Ian Bowles, secretary for energy and environmental affairs, has been a point person for passing legislation this year on reducing greenhouse gas emissions, setting renewable energy goals, and pushing wind power.

"I love my job. I'm not looking for a new job," Bowles said today in an interview. But, he added, "There's a lot of things in life I wouldn't rule out, including trying out for the Red Sox next year."

He said he has not been contacted by the Obama camp, and seemed baffled that his name has become a mentioned nationally.

"It's the season," said Bowles, who offered a five-point environmental agenda for the new president on The Green Blog yesterday.

Bowles' name emerged in national press reports speculating about possible Obama cabinet picks.

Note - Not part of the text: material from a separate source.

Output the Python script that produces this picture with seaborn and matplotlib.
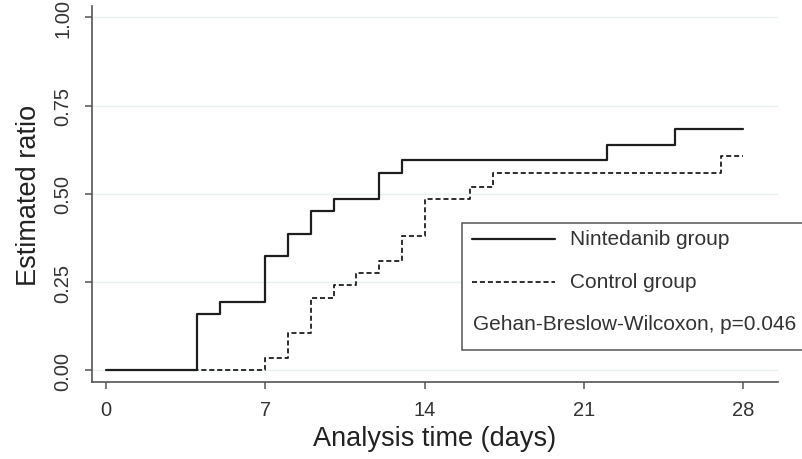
import matplotlib
matplotlib.use("Agg")
import matplotlib.pyplot as plt
from matplotlib.patches import Rectangle
from matplotlib.lines import Line2D
import seaborn as sns
import pandas as pd

# Cumulative event ratio by day for each arm (step functions)
nintedanib_days = [0, 4, 5, 7, 8, 9, 10, 12, 13, 22, 25, 28]
nintedanib_ratio = [0.0, 0.161, 0.194, 0.323, 0.387, 0.452, 0.484, 0.559, 0.597, 0.637, 0.683, 0.683]

control_days = [0, 7, 8, 9, 10, 11, 12, 13, 14, 16, 17, 27, 28]
control_ratio = [0.0, 0.034, 0.105, 0.206, 0.242, 0.277, 0.310, 0.380, 0.484, 0.518, 0.558, 0.608, 0.608]

x_ticks = [0, 7, 14, 21, 28]
y_ticks = [0.0, 0.25, 0.5, 0.75, 1.0]
y_tick_labels = ["0.00", "0.25", "0.50", "0.75", "1.00"]

group_labels = ["Nintedanib group", "Control group"]
test_note = "Gehan-Breslow-Wilcoxon, p=0.046"

sns.set_theme(style="white")
plt.rcParams["font.family"] = ["Liberation Sans", "DejaVu Sans"]

fig = plt.figure(figsize=(8.03, 4.60), dpi=100)
ax = fig.add_axes([92 / 803, 1 - 383 / 460, (778 - 92) / 803, (383 - 7) / 460])

line_color = "#1e1e1e"
nin_df = pd.DataFrame({"day": nintedanib_days, "ratio": nintedanib_ratio})
ctl_df = pd.DataFrame({"day": control_days, "ratio": control_ratio})

sns.lineplot(data=ctl_df, x="day", y="ratio", ax=ax, estimator=None,
             drawstyle="steps-post", color=line_color, lw=1.3,
             linestyle=(0, (2.8, 1.6)), zorder=3)
sns.lineplot(data=nin_df, x="day", y="ratio", ax=ax, estimator=None,
             drawstyle="steps-post", color=line_color, lw=1.6, zorder=4)

ax.set_xlim(-0.62, 29.52)
ax.set_ylim(-0.033, 1.032)
ax.set_xticks(x_ticks)
ax.set_xticklabels([str(t) for t in x_ticks])
ax.set_yticks(y_ticks)
ax.set_yticklabels(y_tick_labels, rotation=90, va="center")

ax.yaxis.grid(True, color="#e8f0f0", lw=1.0)
ax.xaxis.grid(False)
ax.set_axisbelow(True)

for side in ["top", "right"]:
    ax.spines[side].set_visible(False)
for side in ["left", "bottom"]:
    ax.spines[side].set_color("#555555")
    ax.spines[side].set_linewidth(1.2)

ax.tick_params(axis="both", which="major", direction="out", length=5,
               width=1.1, color="#555555", labelsize=14.5, labelcolor="#333333",
               bottom=True, left=True)
ax.tick_params(axis="x", pad=8)
ax.tick_params(axis="y", pad=9)

ax.set_xlabel("Analysis time (days)", fontsize=19.5, color="#222222", labelpad=4)
ax.set_ylabel("Estimated ratio", fontsize=19.5, color="#222222", labelpad=8)

# Legend panel with the test result, drawn in figure pixel coordinates
W, H = 803, 460
def fx(px):
    return px / W
def fy(py):
    return 1 - py / H

box = Rectangle((fx(462.5), fy(350.5)), fx(830) - fx(462.5), fy(223.5) - fy(350.5),
                transform=fig.transFigure, facecolor="white", edgecolor="#555555",
                lw=1.1, zorder=10)
fig.patches.append(box)

fig.lines.append(Line2D([fx(472), fx(555)], [fy(240), fy(240)], transform=fig.transFigure,
                        color=line_color, lw=1.6, zorder=11))
fig.lines.append(Line2D([fx(472), fx(555)], [fy(283), fy(283)], transform=fig.transFigure,
                        color=line_color, lw=1.3, linestyle=(0, (2.8, 1.6)), zorder=11))
fig.text(fx(570.5), fy(240), group_labels[0], fontsize=15, color="#333333",
         ha="left", va="center", zorder=12)
fig.text(fx(570.5), fy(283), group_labels[1], fontsize=15, color="#333333",
         ha="left", va="center", zorder=12)
fig.text(fx(473), fy(325), test_note, fontsize=15, color="#333333",
         ha="left", va="center", zorder=12)

fig.savefig("out.png", dpi=100)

Other candidates for the EPA post are Kathleen McGinty, former head of the Pennsylvania Department of Environmental Protection; Mary Nichols, chairwoman of the California Air Resources Board; Kansas governor Kathleen Sebelius; and New Jersey environmental commissioner Lisa P. Jackson, according to national press reports.

The name that is creating the most buzz, however, is environmental attorney Robert F. Kennedy, Jr. Kennedy, who endorsed Hillary Clinton in the Democratic primary, did not return calls for comment.

At a press conference on Tuesday, Patrick was adamant that he would not take a position in the Obama administration, but said some of his own staffers may be plucked.

"There are a number of very, very talented people in this administration who have been, or I expect will be, approached," Patrick said, without naming names. "And I am going to do what I can consistent with my primary interest in the Commonwealth of Massachusetts to share that talent with the new administration."

JudyAnn Bigby, the governor's secretary of Health and Human Services, has also been mentioned as a possible appointee as New England regional director of the federal Department of Health and Human Services. Bigby was traveling today and was unreachable for comment.

Before joining the Patrick's administration, Bowles was president and chief executive of the Massachusetts Institute for a New Commonwealth, a centrist think tank in Boston. Bowles, who grew up in Woods Hole, graduated from Harvard and Oxford and then went to work in Washington for Claudine Schneider, a Republican congresswoman from Rhode Island.

He ran unsuccessfully for Congress in 1996, losing in the Democratic primary to US Representative William Delahunt.

From 1999 to 2001, he worked in the Clinton administration as associate director of the White House Council on Environmental Quality and as environmental aide to the National Security Council. In 2001, he co-wrote a book on conservation, "Footprints in the Jungle."